In the HairEyeColor dataset, there are 71 red haired people.

# no pec


        n <- sum(HairEyeColor)
        n
        phat <- 71 / n
        phat
        p0 <- 0.15
        z_test_stat <- (phat - p0) / sqrt((p0 * (1 - p0)) / n)
        z_test_stat

$n = 592$ $\hat{p} = \frac{71}{592} = 0.1199324$ $p_0 = 0.15$

Test statistic $= -2.048821$

Apply a decision rule.

We can either define a rejection region based on a specified significance level ($\alpha$) or we can compute a p-value.
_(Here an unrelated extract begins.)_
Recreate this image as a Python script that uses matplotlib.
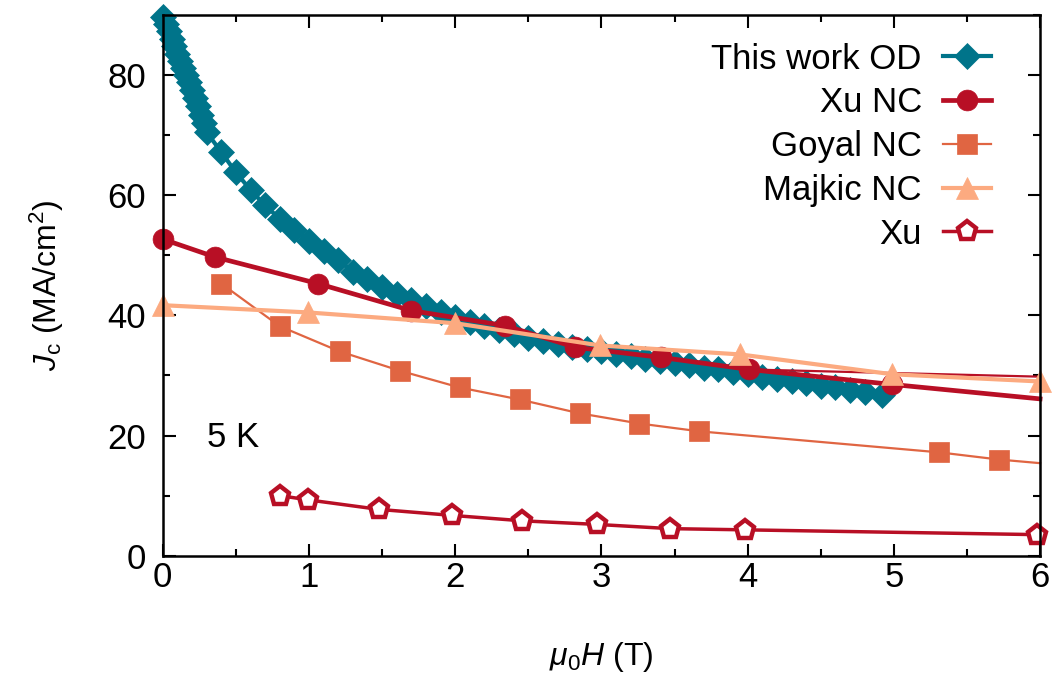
import numpy as np
import matplotlib
matplotlib.use('Agg')
import matplotlib.pyplot as plt

plt.rcParams['font.family'] = ['Liberation Sans', 'DejaVu Sans']
plt.rcParams['mathtext.fontset'] = 'custom'
plt.rcParams['mathtext.rm'] = 'Liberation Sans'
plt.rcParams['mathtext.it'] = 'Liberation Sans:italic'

# field (T) and Jc (MA/cm2)
od_x = [0.00, 0.02, 0.04, 0.06, 0.08, 0.10, 0.12, 0.14, 0.16, 0.18, 0.20, 0.22,
        0.24, 0.26, 0.28, 0.30, 0.4, 0.5, 0.6, 0.7, 0.8, 0.9, 1.0, 1.1, 1.2, 1.3,
        1.4, 1.5, 1.6, 1.7, 1.8, 1.9, 2.0, 2.1, 2.2, 2.3, 2.4, 2.5, 2.6, 2.7, 2.8,
        2.9, 3.0, 3.1, 3.2, 3.3, 3.4, 3.5, 3.6, 3.7, 3.8, 3.9, 4.0, 4.1, 4.2, 4.3,
        4.4, 4.5, 4.6, 4.7, 4.8, 4.92]
od_y = [89.7, 88.5, 87.3, 86.0, 84.8, 83.6, 82.4, 81.2, 80.0, 78.8, 77.5, 76.2,
        74.8, 73.4, 72.0, 70.5, 67.2, 63.8, 60.9, 58.3, 56.1, 54.2, 52.4, 50.8,
        49.2, 47.3, 46.0, 44.7, 43.6, 42.5, 41.5, 40.6, 39.7, 38.9, 38.2, 37.5,
        36.9, 36.3, 35.7, 35.2, 34.8, 34.4, 34.0, 33.6, 33.2, 32.8, 32.4, 32.1,
        31.7, 31.3, 31.0, 30.6, 30.2, 29.8, 29.4, 29.0, 28.7, 28.3, 28.0, 27.6,
        27.3, 26.8]

xunc_x = [0.0, 0.36, 1.06, 1.70, 2.34, 2.82, 3.41, 4.01, 4.99, 6.0]
xunc_y = [52.7, 49.7, 45.3, 40.8, 38.3, 34.7, 33.0, 31.0, 28.5, 26.1]
xunc_tail_x = [4.01, 6.0]
xunc_tail_y = [31.0, 29.8]

goyal_x = [0.40, 0.80, 1.21, 1.62, 2.03, 2.44, 2.85, 3.26, 3.67, 5.31, 5.72, 6.0]
goyal_y = [45.3, 38.2, 34.0, 30.8, 28.0, 26.0, 23.7, 22.0, 20.7, 17.2, 16.0, 15.4]

majkic_x = [0.0, 0.99, 2.0, 2.99, 3.95, 4.99, 6.0]
majkic_y = [41.7, 40.5, 38.7, 35.0, 33.5, 30.2, 29.0]

xu_x = [0.80, 0.99, 1.48, 1.98, 2.46, 2.97, 3.47, 3.98, 5.98]
xu_y = [10.0, 9.3, 7.7, 6.7, 5.8, 5.2, 4.5, 4.3, 3.5]

teal = '#00748a'
red = '#b80f25'
orange = '#e06542'
peach = '#fcaa80'

fig = plt.figure(figsize=(10.57, 6.86), dpi=100)
ax = fig.add_axes([0.154, 0.19, 0.83, 0.788])

# last Xu NC / Goyal points sit on the frame edge, no marker there
ax.plot(od_x, od_y, '-D', color=teal, ms=13, mew=0.5, lw=3, label='This work OD', clip_on=False)
ax.plot(xunc_x, xunc_y, '-o', color=red, ms=15, mew=0.5, lw=3.4, label='Xu NC',
        markevery=list(range(len(xunc_x) - 1)), clip_on=False)
ax.plot(xunc_tail_x, xunc_tail_y, '-', color=red, lw=1.6)
ax.plot(goyal_x, goyal_y, '-s', color=orange, ms=14, mew=0.5, lw=1.6, label='Goyal NC',
        markevery=list(range(len(goyal_x) - 1)), clip_on=False)
ax.plot(majkic_x, majkic_y, '-^', color=peach, ms=16, mew=0.5, lw=3, label='Majkic NC', clip_on=False)
ax.plot(xu_x, xu_y, '-p', color=red, mfc='white', ms=14, mew=3.2, lw=2.5, label='Xu', clip_on=False)

ax.text(0.3, 19.7, '5 K', fontsize=25, va='center', ha='left')

ax.set_xlim(0, 6)
ax.set_ylim(0, 90)
ax.set_xticks(np.arange(0, 7, 1))
ax.set_xticks(np.arange(0, 6.01, 0.5), minor=True)
ax.set_yticks(np.arange(0, 90, 20))
ax.set_yticks(np.arange(0, 91, 10), minor=True)
ax.tick_params(which='both', direction='in', top=True, right=True, width=1.5, labelsize=25)
ax.tick_params(which='major', length=9)
ax.tick_params(which='minor', length=5)
ax.tick_params(axis='x', pad=4)
ax.tick_params(axis='y', pad=12)
for s in ax.spines.values():
    s.set_linewidth(1.8)

ax.set_xlabel(r'$\mu_0H$ (T)', fontsize=23, labelpad=33)
ax.set_ylabel(r'$J_{\mathrm{c}}$ (MA/cm$^2$)', fontsize=23, labelpad=30)

ax.legend(loc='upper right', bbox_to_anchor=(0.98, 1.007), frameon=False,
          markerfirst=False, numpoints=1, fontsize=25, handlelength=1.4,
          labelspacing=0.31, handletextpad=0.6)

fig.savefig('out.png', dpi=100)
We will use a significance level of $\alpha = 0.05$


        n <- sum(HairEyeColor)
        phat <- 71 / n
        p0 <- 0.15
        z_test_stat <- (phat - p0) / sqrt((p0 * (1 - p0)) / n)


        alpha <- 0.05
        #Rejection Region
        #Since our test statistic is in the left tail of a z curve, we will say 'lower.tail = TRUE' here.
        reject <- qnorm(p = alpha / 2, lower.tail = TRUE)
        reject
          
        #p-value
        #Since our alternative hypothesis is two-sided, we will multiply the tail probability given by pnorm() by 2. 
        2 * pnorm(q = z_test_stat, lower.tail = TRUE)

Rejection Region
For a significance level of $\alpha = 0.05$, we would reject our null hypothesis for any test statistic values that are less than -1.959964 or greater than 1.959964 (since our alternative hypothesis is two-sided.)

p-value
With a test statistic value of -2.048821, the two-sided p-value is 0.0404796

Draw conclusions

Rejection Region
Our decision rule (with $\alpha = 0.05$) said that we should reject our null hypothesis if our test statistic value is less than -1.959964 or greater than 1.959964 $$Z = -2.048821 < -1.959964$$ Since our test statistic is in the rejection region, we would reject our null hypothesis and state that we do have evidence to say that the true proportion of red haired people is not 0.15.

p-value
If our p-value is less than the specified significance level ($\alpha = 0.05$), then we will reject our null hypothesis. $$pval = 0.0404796 < 0.05 = \alpha$$ Since our p-value is less than $\alpha$, we would reject our null hypothesis and state that we do have evidence to say that the true proportion of red haired people is not 0.15.